WHAT TO PRODUCE ->
How many lines hold the string "Python"? Reply with the number alone.

Saved entries ->
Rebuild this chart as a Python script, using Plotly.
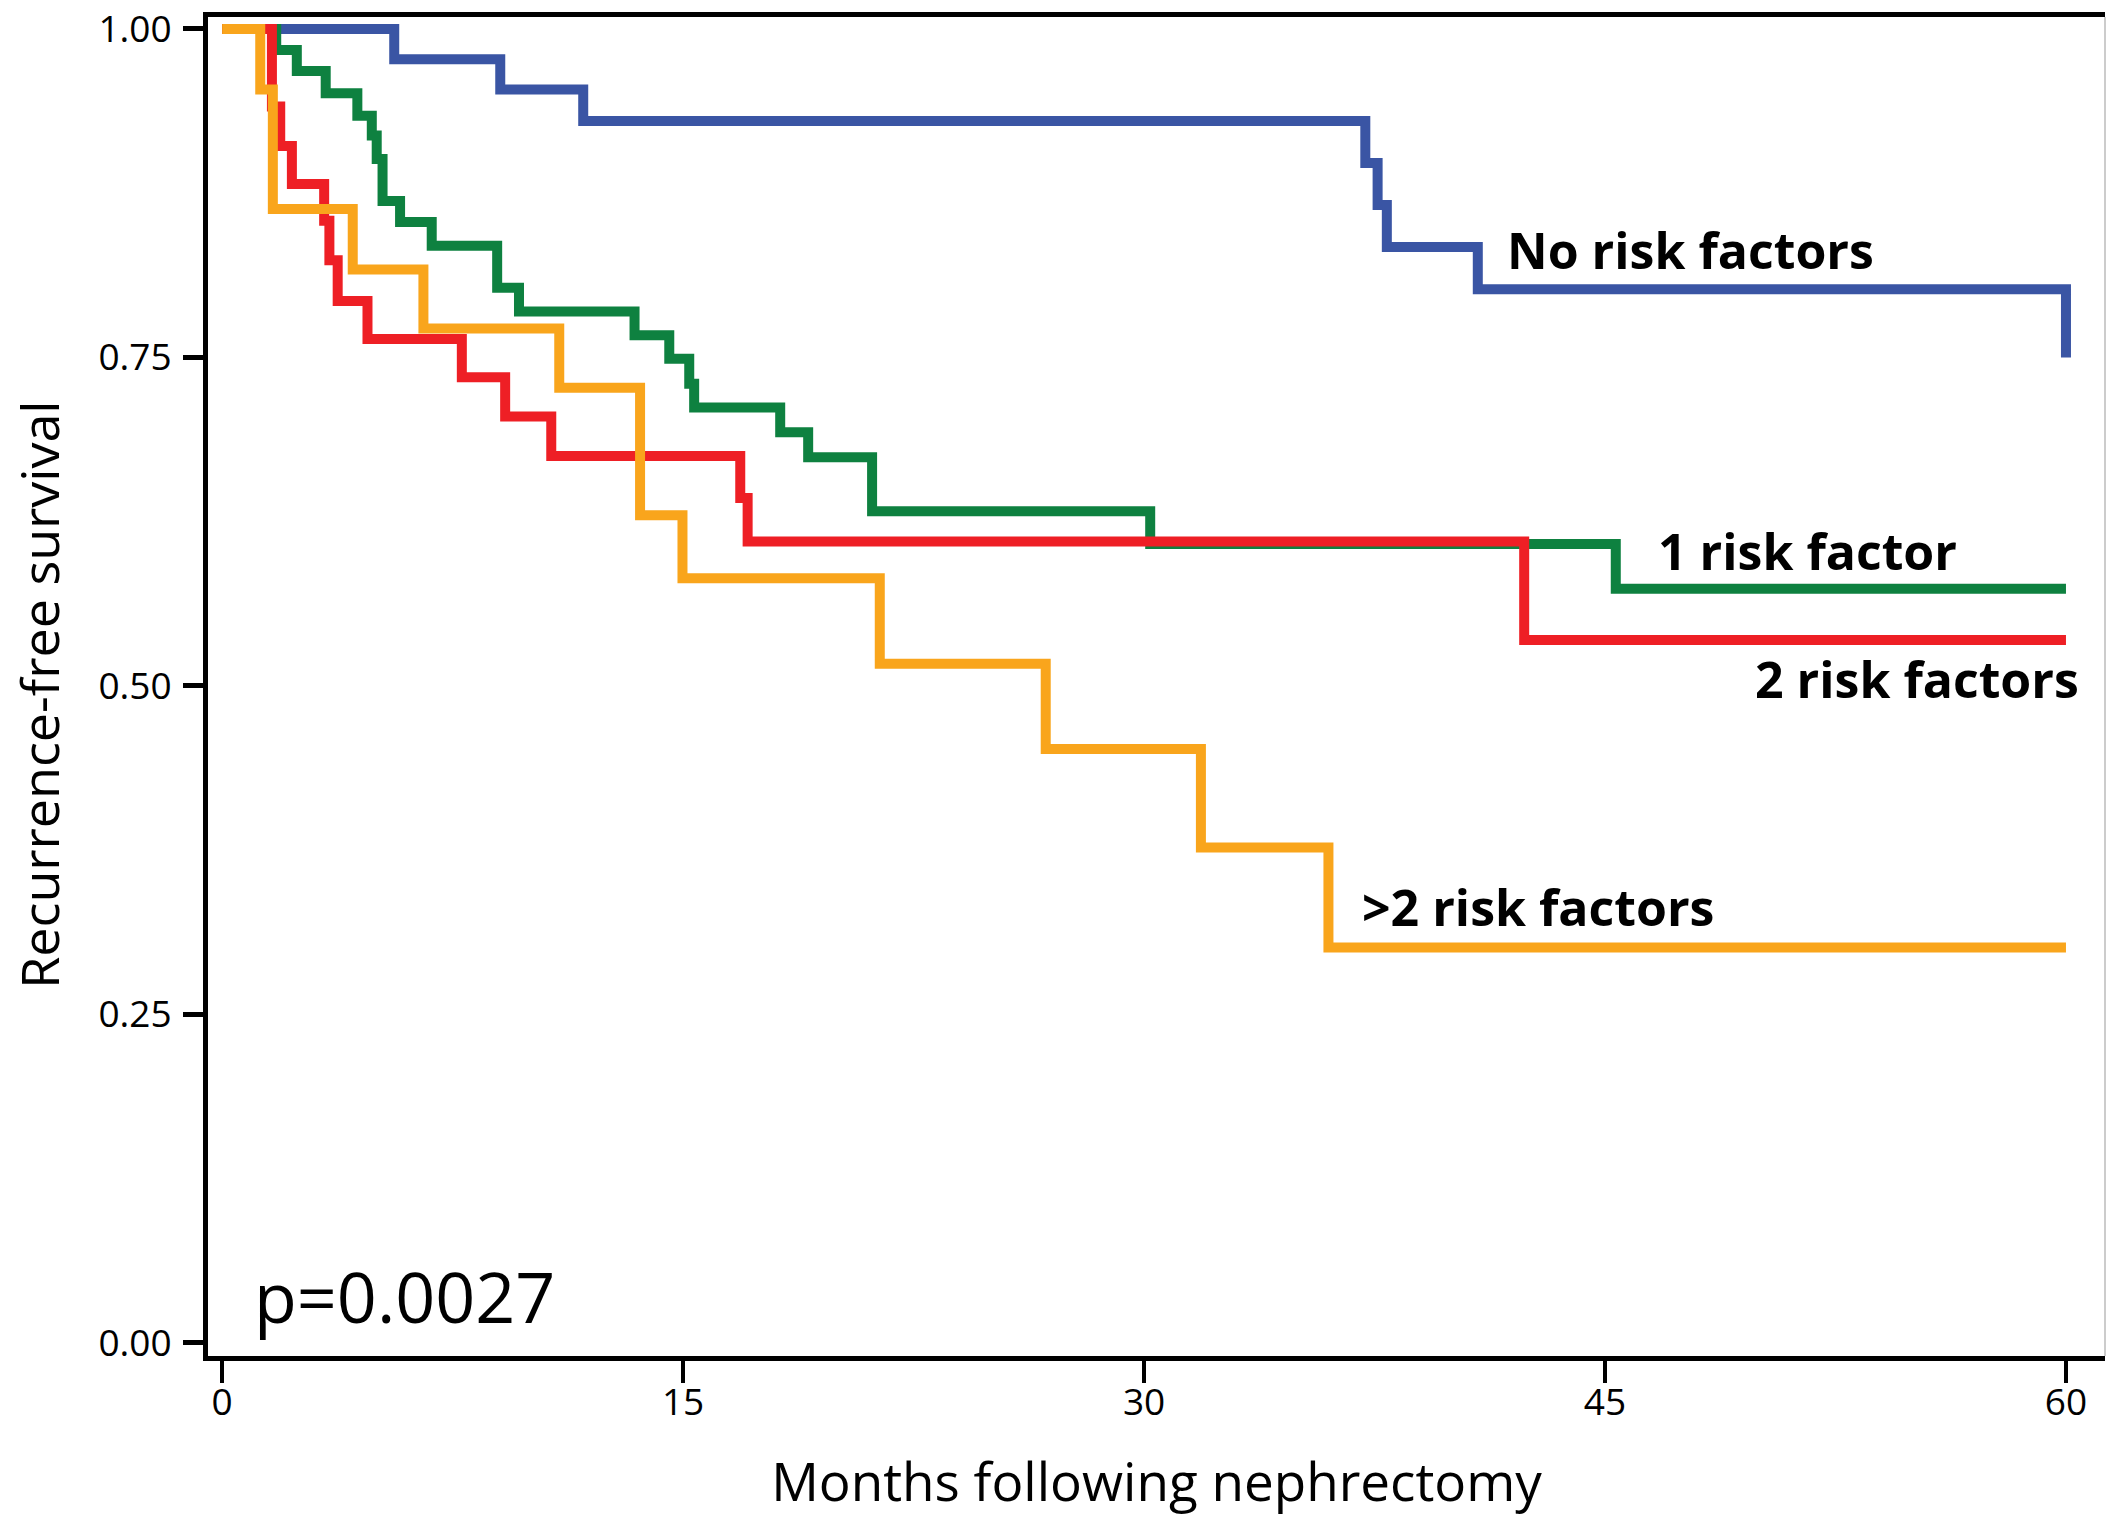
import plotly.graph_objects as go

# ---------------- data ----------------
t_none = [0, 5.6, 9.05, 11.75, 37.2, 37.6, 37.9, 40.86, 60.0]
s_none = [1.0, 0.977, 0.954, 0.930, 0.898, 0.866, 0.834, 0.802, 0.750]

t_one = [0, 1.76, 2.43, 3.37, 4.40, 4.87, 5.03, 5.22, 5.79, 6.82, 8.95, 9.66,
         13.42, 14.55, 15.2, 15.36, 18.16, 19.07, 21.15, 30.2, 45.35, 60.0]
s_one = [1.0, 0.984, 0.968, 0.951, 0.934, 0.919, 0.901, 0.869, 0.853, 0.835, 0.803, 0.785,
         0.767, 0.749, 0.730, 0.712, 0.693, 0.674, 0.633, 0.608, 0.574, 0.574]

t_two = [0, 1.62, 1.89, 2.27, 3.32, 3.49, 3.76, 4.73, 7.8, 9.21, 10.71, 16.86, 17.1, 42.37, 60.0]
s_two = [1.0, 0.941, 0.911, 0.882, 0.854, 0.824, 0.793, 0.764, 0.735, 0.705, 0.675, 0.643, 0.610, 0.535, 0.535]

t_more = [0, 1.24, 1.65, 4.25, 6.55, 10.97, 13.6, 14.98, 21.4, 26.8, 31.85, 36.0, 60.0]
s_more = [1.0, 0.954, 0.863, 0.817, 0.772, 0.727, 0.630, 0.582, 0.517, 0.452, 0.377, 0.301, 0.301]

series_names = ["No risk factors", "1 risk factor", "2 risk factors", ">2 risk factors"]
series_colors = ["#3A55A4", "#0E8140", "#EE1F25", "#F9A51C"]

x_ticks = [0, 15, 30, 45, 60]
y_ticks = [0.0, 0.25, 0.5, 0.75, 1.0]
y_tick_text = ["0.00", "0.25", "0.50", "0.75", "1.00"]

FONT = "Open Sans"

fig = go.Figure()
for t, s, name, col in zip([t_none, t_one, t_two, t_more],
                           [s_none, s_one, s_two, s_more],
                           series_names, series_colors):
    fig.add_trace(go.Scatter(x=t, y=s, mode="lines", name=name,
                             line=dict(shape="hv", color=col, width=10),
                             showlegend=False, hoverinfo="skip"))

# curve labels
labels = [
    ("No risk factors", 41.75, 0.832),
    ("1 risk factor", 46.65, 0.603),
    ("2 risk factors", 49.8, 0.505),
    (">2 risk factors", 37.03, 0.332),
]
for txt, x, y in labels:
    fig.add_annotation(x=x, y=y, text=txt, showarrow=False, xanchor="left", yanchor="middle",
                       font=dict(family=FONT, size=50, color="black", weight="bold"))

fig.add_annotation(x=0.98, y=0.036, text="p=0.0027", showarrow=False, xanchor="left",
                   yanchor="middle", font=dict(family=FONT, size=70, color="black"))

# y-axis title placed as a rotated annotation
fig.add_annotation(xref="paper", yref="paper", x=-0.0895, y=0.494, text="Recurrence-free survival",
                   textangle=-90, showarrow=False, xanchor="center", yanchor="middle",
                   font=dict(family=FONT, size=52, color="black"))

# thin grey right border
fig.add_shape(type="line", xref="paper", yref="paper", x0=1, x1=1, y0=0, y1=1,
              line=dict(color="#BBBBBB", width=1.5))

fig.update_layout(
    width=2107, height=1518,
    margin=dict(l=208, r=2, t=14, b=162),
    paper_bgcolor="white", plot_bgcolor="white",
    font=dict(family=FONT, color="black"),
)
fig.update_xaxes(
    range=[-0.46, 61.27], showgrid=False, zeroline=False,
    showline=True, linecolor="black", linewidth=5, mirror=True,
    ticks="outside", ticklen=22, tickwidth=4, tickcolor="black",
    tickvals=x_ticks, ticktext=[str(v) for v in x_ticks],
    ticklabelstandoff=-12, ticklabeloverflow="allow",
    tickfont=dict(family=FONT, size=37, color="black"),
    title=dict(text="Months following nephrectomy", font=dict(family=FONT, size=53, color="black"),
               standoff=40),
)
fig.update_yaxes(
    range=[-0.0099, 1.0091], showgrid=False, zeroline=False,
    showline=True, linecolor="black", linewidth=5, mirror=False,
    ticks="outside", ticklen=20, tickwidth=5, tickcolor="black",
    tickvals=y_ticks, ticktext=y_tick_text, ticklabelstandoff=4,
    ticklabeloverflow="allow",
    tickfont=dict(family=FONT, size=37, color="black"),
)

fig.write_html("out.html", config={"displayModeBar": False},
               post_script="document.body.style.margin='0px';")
--
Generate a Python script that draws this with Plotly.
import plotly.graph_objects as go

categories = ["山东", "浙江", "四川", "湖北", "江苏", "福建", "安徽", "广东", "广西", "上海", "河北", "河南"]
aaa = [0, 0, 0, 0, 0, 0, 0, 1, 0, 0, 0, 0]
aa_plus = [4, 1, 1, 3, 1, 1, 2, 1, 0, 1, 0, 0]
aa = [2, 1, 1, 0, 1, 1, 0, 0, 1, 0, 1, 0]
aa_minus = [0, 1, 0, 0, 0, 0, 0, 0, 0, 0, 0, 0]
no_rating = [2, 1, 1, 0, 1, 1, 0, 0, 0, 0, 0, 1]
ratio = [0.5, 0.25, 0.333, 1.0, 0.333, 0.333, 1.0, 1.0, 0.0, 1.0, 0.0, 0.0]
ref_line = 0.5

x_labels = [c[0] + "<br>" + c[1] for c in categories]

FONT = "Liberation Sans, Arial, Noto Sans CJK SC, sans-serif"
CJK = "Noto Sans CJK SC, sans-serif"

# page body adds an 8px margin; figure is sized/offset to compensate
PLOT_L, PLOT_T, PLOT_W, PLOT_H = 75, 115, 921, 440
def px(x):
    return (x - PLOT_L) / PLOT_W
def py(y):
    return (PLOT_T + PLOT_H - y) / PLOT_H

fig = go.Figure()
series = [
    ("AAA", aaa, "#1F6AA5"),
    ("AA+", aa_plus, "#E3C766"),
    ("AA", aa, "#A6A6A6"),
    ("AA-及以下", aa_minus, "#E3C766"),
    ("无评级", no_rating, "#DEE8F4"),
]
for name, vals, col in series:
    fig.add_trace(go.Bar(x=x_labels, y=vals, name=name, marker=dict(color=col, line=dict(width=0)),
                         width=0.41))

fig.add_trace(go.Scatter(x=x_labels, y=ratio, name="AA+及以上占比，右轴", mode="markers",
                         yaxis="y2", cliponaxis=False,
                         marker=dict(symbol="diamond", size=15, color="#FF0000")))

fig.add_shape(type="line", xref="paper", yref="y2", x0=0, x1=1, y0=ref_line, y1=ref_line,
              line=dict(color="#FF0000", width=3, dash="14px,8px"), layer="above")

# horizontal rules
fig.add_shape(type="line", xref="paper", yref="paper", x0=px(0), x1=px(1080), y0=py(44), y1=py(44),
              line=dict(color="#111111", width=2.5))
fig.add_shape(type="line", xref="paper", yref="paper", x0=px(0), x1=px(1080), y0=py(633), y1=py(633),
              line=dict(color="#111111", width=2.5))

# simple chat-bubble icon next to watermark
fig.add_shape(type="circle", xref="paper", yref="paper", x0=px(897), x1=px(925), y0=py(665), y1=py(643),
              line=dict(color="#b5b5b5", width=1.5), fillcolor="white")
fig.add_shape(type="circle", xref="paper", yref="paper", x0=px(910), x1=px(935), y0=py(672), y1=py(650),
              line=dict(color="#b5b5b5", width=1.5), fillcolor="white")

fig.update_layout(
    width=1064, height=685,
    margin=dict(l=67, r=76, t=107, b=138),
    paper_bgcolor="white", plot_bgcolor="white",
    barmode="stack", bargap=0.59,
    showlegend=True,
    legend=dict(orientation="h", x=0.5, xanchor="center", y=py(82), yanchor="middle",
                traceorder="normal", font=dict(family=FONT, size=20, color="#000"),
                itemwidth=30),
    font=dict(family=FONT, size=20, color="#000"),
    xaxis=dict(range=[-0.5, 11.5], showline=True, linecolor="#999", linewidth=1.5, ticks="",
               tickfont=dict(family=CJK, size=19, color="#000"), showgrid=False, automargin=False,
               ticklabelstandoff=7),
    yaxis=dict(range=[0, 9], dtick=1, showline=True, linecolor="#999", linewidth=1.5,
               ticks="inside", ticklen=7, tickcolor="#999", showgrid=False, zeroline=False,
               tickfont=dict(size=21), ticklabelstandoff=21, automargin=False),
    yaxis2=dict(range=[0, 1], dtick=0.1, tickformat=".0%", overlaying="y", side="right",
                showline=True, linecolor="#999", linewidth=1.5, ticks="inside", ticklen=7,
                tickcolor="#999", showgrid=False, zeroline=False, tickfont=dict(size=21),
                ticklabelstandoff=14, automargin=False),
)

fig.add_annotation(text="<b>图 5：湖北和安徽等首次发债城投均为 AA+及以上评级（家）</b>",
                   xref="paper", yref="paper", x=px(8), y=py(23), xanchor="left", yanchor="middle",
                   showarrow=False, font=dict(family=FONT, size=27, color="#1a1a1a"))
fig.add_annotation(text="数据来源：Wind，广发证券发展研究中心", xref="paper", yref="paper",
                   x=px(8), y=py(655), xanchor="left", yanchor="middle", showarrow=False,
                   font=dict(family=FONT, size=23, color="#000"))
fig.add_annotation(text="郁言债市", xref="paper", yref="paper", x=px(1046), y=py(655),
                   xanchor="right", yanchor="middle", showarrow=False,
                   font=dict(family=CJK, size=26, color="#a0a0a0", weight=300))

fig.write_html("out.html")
...
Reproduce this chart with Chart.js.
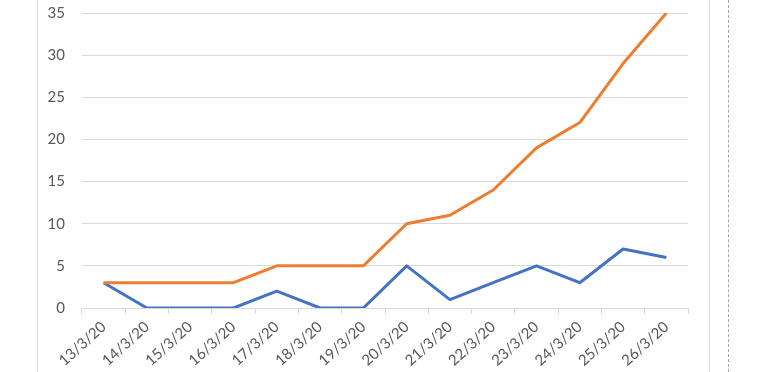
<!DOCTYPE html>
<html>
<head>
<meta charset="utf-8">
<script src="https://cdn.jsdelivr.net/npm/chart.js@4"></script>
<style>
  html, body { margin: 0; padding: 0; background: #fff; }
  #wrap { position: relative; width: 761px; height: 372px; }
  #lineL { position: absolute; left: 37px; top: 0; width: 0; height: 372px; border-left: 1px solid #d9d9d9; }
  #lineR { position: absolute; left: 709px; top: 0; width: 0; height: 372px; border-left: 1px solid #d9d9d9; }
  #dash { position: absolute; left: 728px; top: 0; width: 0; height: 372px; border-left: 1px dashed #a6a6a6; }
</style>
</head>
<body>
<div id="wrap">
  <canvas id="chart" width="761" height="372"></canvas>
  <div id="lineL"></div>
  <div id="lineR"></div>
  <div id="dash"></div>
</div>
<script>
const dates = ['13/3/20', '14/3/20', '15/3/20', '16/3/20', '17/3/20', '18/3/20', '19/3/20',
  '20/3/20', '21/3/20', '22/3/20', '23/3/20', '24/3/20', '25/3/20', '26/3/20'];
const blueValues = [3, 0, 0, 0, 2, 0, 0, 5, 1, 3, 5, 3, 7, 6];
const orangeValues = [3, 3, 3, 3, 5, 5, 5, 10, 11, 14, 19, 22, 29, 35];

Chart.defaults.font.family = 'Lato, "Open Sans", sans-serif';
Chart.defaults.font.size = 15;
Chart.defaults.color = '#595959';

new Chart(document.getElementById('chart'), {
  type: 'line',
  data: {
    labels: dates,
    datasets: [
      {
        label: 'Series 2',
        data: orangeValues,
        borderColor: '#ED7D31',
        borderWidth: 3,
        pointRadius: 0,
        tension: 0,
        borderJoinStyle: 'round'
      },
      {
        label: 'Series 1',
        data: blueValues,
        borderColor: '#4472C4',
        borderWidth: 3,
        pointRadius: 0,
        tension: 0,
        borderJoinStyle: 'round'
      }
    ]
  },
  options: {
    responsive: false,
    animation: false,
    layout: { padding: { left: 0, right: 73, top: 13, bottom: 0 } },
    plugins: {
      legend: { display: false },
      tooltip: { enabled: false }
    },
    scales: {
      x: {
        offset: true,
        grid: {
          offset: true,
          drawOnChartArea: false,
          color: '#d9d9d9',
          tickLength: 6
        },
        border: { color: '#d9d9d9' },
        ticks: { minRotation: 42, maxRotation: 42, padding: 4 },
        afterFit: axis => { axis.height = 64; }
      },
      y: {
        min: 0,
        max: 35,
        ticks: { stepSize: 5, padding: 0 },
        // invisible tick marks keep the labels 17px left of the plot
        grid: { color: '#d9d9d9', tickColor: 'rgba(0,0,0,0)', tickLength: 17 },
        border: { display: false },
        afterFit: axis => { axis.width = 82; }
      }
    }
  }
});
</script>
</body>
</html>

THE RESPONSE ->
2